I love Twitter. I think it’s the best way in the history of the planet to get “breaking news” about anything and everything, depending on who you follow. But some tweeters are obsessed with how many followers they have. 10,000 seems to be the point at which, no matter your gender, you grow a pair of balls.
Me? Hey — 82 people follow me and that’s fine. Life’s too short to worry about that.
Anyway, the thought I had when I started writing this post was one about how, again, some people seem to measure their worth in life by how many Twitter followers they have. Apropos of that, they try to increase their “stats” by resending the same message over and over again throughout the day, but prefacing it with, “As I said earlier…”
That would be like me putting a post up four, five, seven times a day with the identical headline, prefaced by, “As I posted earlier…”
People are losing their mind over this.
That said, I just saw a greasy, crispy piece of chicken fried steak with gravy and mashed potatoes being served up on the Travel Channel. OMG. Take me to the nearest place — I want some!
In their op-ed columns this weekend, both Bob Herbert and Frank Rich are screaming at President Obama to get real about the economy and jobs and to start biting back at the GOP which is willing to sit by and watch the failure “of American society itself” in order to get back in power:
But voters do not feel that the administration and Congress have delivered the fundamental change they were seeking when they swept President Obama and huge Democratic majorities into office nearly two years ago. Forget about the crazies in the Tea Party for the moment. Forget about the ugly Republican obstructionism that is based on the idea that the failure not just of President Obama but of American society itself is the G.O.P.’s quickest ticket back to power.
Forget about that for a moment. The Democrats are in deep, deep trouble because they have not effectively addressed the overwhelming concern of working men and women: an economy that is too weak to provide the jobs they need to support themselves and their families.
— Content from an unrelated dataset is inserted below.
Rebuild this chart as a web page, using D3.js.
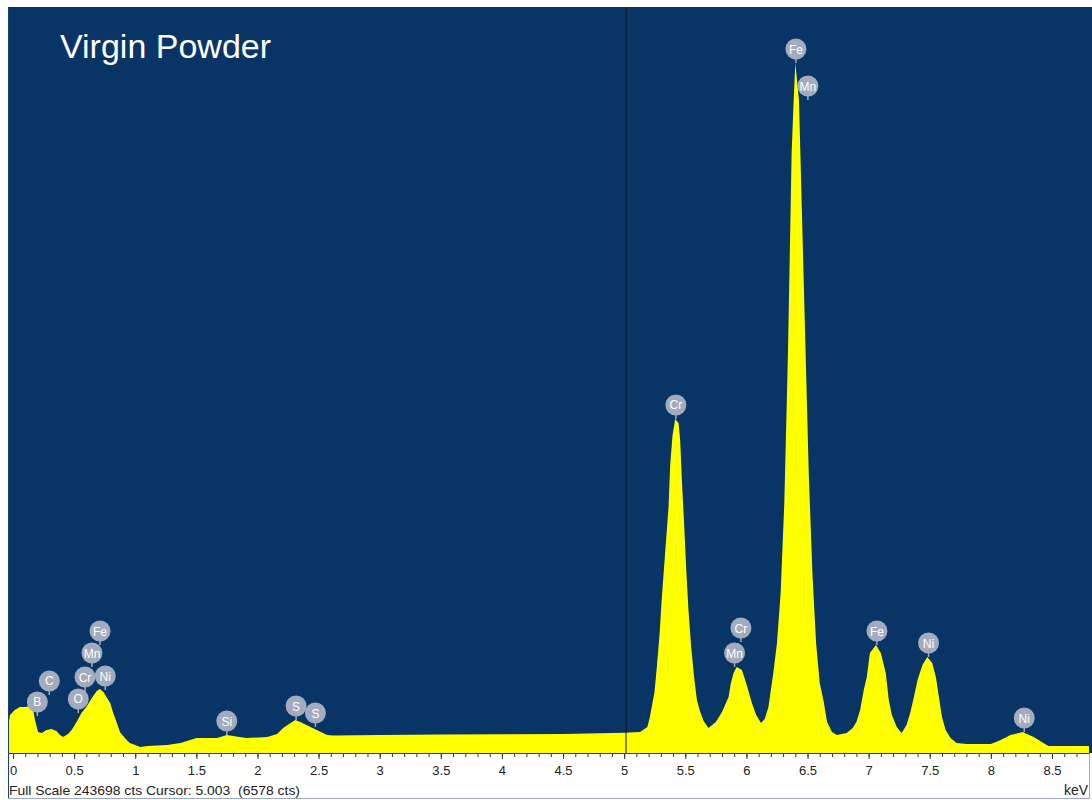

And that failure is rooted in the Democrats’ continued fascination with the self-serving conservative belief that the way to help ordinary people is to shower money on the rich and wait for the blessings to trickle down to the great unwashed below.
It was a bogus concept when George H.W. Bush denounced it as “voodoo economics” in 1980, and it remains bogus today, no matter how hard the Democrats try to dress it up in a donkey costume.
As many have noted, the obvious political model for Obama this year is Franklin Roosevelt, who at his legendary 1936 Madison Square Garden rally declared that he welcomed the “hatred” of his enemies in the realms of “business and financial monopoly, speculation, reckless banking, class antagonism, sectionalism, war profiteering.” As the historian David Kennedy writes in his definitive book on the period, “Freedom from Fear,” Roosevelt “had little to lose by alienating the right,” including those in the corporate elite, with such invective; they already detested him as vehemently as the Business Roundtable crowd does Obama.
Though F.D.R. was predictably accused of “class warfare,” his antibusiness “radicalism,” was, in Kennedy’s words, “a carefully staged political performance, an attack not on the capitalist system itself but on a few high-profile capitalists.” Roosevelt was trying to co-opt the populist rage of his economically despondent era, some of it uncannily Tea Party-esque in its hysteria, before it threatened that system, let alone his presidency. Only the crazy right confused F.D.R. with communists for taking on capitalism’s greediest players, and since our crazy right has portrayed Obama as a communist, socialist and Nazi for months, he’s already paid that political price without gaining any of the benefits of bringing on this fight in earnest.
F.D.R. presided over a landslide in 1936. The best the Democrats can hope for in 2010 is smaller-than-expected losses. To achieve even that, Obama will have to give an F.D.R.-size performance — which he can do credibly and forcibly only if he really means it. So far, his administration’s seeming coziness with some of the same powerful interests now vilifying him has left middle-class voters, including Democrats suffering that enthusiasm gap, confused as to which side he is on. If ever there was a time for him to clear up the ambiguity, this is it.
I can’t believe how badly the White House has blown the messaging over the last two years. They’ve been totally inept. I hope they listen to these two guys and to the hundreds if not thousands of other writers who are putting up posts just like these (ah yes, the “professional left”).
Obama — the future of the country is at stake. Remember the “fierce urgency of now?”
So, 2,000 people gathered last night in NYC “in support of religious freedom and the right to build a mosque near Ground Zero” but the big story on the teevee this morning is that the moronic Terry Jones, with 50 followers, has decided not to burn the Koran.